В настоящее время большее распространение получила культура нигилистического экзистенциализма. В каждом театральном представлении, во всех приключениях и перипетиях неизменно присутствует тревога и трагедия, поскольку герой и протагонисты* не достигают своей цели. Они либо терпят поражение, либо в очередной раз демонстрируют несостоятельность человека. Это преемственность мифа о Сизифе и Тантале.
Сущность великих театральных действ, особенно с комедийной подоплекой, состоит в подкреплении экзистенциального поражения индивида. Через воспроизведение экзистенциальной тоски театр (а также кинематограф и телевидение) усиливает отчаяние в каждом человеке, отнимает у него надежду: это бытие к смерти. Даже если трудности решаются благодаря вмешательству извне, то сами мы остаемся неудачниками, ведь нас спасает нечто постороннее. Я никогда не смогу ощутить удовольствие, которое испытывает мой спаситель. Сотворенное создание может приобщиться к божественной славе, но само по себе оно перестает существовать либо живет только на ренту, живет от внешнего, а не растет изнутри.
Исторический театр выражает патологическую ситуацию экзистенциальной тоски. Он не укрепляет жизнь, но представляет усиление «Сверх-Я», шантажирующего экзистенциальную индивидуацию. От театра, как и от кино, проистекает шизофреногенная ситуация, диктат, который восстанавливает в человеке потребность в отщеплении от точки-закваски своего онто Ин-се.
Вернемся к театру в его первом аспекте, понимаемом как проявление бытия в существовании. Такой театр должен стать воспитательным усилением, подкреплением: сражаться – прекрасно, потому что каждая трудность привносит в становление возможность большего бытия. Если в экзистенциальной ситуации, какой мы ее констатируем в настоящий момент, проблема становится основанием для прекращения движения и тоски, то в экзистенциальной диалектике, соотнесенной с онто Ин-се, трудность дает благоприятную возможность игры, борьбы, диалектики, которая утверждает себя в чем-то третьем. Мы – «Я» и существование – играем видимостью добра и зла с целью укрепить результат третьего момента. Нечто третье происходит, когда две крайности подтверждают себя в качестве обогащенных: «Я» объективируется и превосходит свою объективацию.
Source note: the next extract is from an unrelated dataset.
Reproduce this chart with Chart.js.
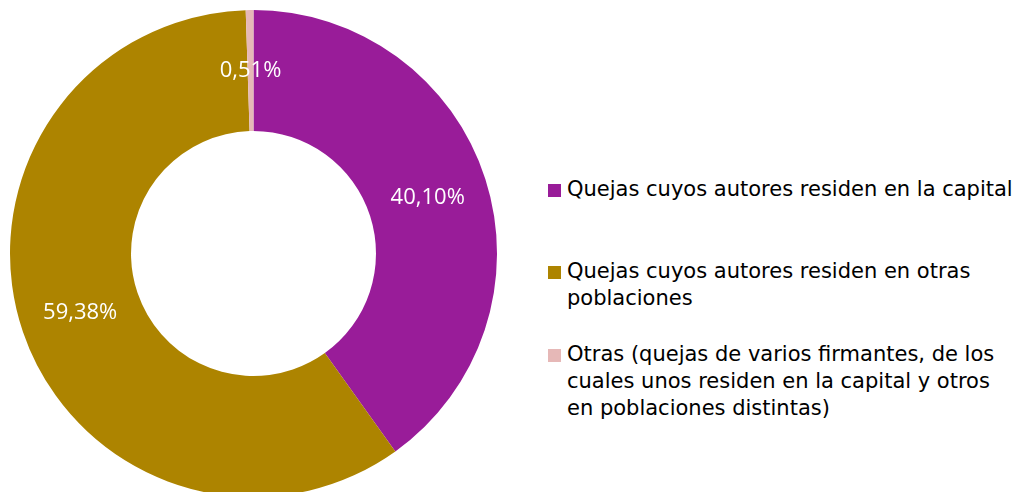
<!DOCTYPE html>
<html>
<head>
<meta charset="utf-8">
<script src="https://cdn.jsdelivr.net/npm/chart.js@4/dist/chart.umd.min.js"></script>
<style>
  html, body { margin: 0; padding: 0; background: #fff; overflow: hidden; }
  #wrap { position: relative; width: 1021px; height: 492px; }
  #donut { position: absolute; left: 0; top: 0; }
  #legend { position: absolute; left: 548px; top: 0; font-family: 'DejaVu Sans', sans-serif;
            font-size: 21px; color: #000; }
  .item { position: absolute; left: 0; white-space: pre; line-height: 27px; }
  .item i { position: absolute; left: 0; top: 8px; width: 13px; height: 13px; }
  .item span { position: absolute; left: 19px; top: 0; }
</style>
</head>
<body>
<div id="wrap">
  <canvas id="donut" width="507" height="507"></canvas>
  <div id="legend"></div>
</div>
<script>
// --- data ---
const labels = [
  'Quejas cuyos autores residen en la capital',
  'Quejas cuyos autores residen en otras\npoblaciones',
  'Otras (quejas de varios firmantes, de los\ncuales unos residen en la capital y otros\nen poblaciones distintas)',
];
const values = [40.10, 59.38, 0.51];
const valueText = ['40,10%', '59,38%', '0,51%'];
const colors = ['#991C99', '#AD8400', '#E6B8B7'];

// legend rows (top of each item, px)
const legendTops = [176, 258, 341];

const legend = document.getElementById('legend');
labels.forEach((lab, i) => {
  const d = document.createElement('div');
  d.className = 'item';
  d.style.top = legendTops[i] + 'px';
  d.innerHTML = `<i style="background:${colors[i]}"></i><span></span>`;
  d.querySelector('span').textContent = lab;
  legend.appendChild(d);
});

// draws value labels at the middle of each arc
const arcLabels = {
  id: 'arcLabels',
  afterDatasetsDraw(chart) {
    const { ctx } = chart;
    const meta = chart.getDatasetMeta(0);
    ctx.save();
    ctx.font = '22px "Open Sans", sans-serif';
    ctx.fillStyle = '#fff';
    ctx.textAlign = 'center';
    ctx.textBaseline = 'middle';
    meta.data.forEach((arc, i) => {
      const p = arc.tooltipPosition();
      ctx.fillText(valueText[i], p.x, p.y);
    });
    ctx.restore();
  }
};

new Chart(document.getElementById('donut'), {
  type: 'doughnut',
  data: {
    labels,
    datasets: [{
      data: values,
      backgroundColor: colors,
      borderWidth: 0,
    }],
  },
  options: {
    responsive: false,
    animation: false,
    cutout: '50.3%',
    layout: { padding: 10 },
    plugins: {
      legend: { display: false },
      tooltip: { enabled: false },
    },
  },
  plugins: [arcLabels],
});
</script>
</body>
</html>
Пассажи театра вдохновения ОнтоАрт соответствуют, говоря терминами теории онтопсихологии, рождению «Я». Такой театр призван усилить диалектику экзистенциальной проблемы индивидуации человека, когда будучи единством действия он соотносится с миром и себе подобными. Взаимодействуя с различными проблемами, этот человек всегда выходит победителем. В своем экзистенциальном аспекте, в перспективе онтической интенциональности, театр есть игра, и он необходим. К примеру, я существую, разговариваю с вами и, тем самым, разыгрываю театр. Я ставлю и исполняю драму. Я рождаюсь и умираю вместе с тем, что говорю. А вы возникаете и исчезаете – как сознание, как знак – вместе с тем, что слышите. Такова экзистенциальная жизнь. Если мы полностью изменим всю ситуацию и введем третье лицо – зрителя, не заинтересованного в происходящем, – он будет смотреть на все это, как на спектакль, потому что не рождается и не умирает в том, что мы совершаем.
Любой, кто повторит этот момент, создаст сценический театр, сотворит знак для знака. И здесь актер уже будет не главным действующим лицом, а лишь зеркально отраженным действием; он будет произносить слова, за которые не платит жизнью.
1.3. Греческий театр
Анализ аттической трагедии свидетельствует об универсальности ее природы: подобные сюжеты и персонажи встречаются и в других произведениях, скрывая за разнообразием художественных проявлений одну и ту же реальность. Известно, что театральные формы греческого мира оказали значительное влияние как на мысль творцов древности, так и на современную культуру.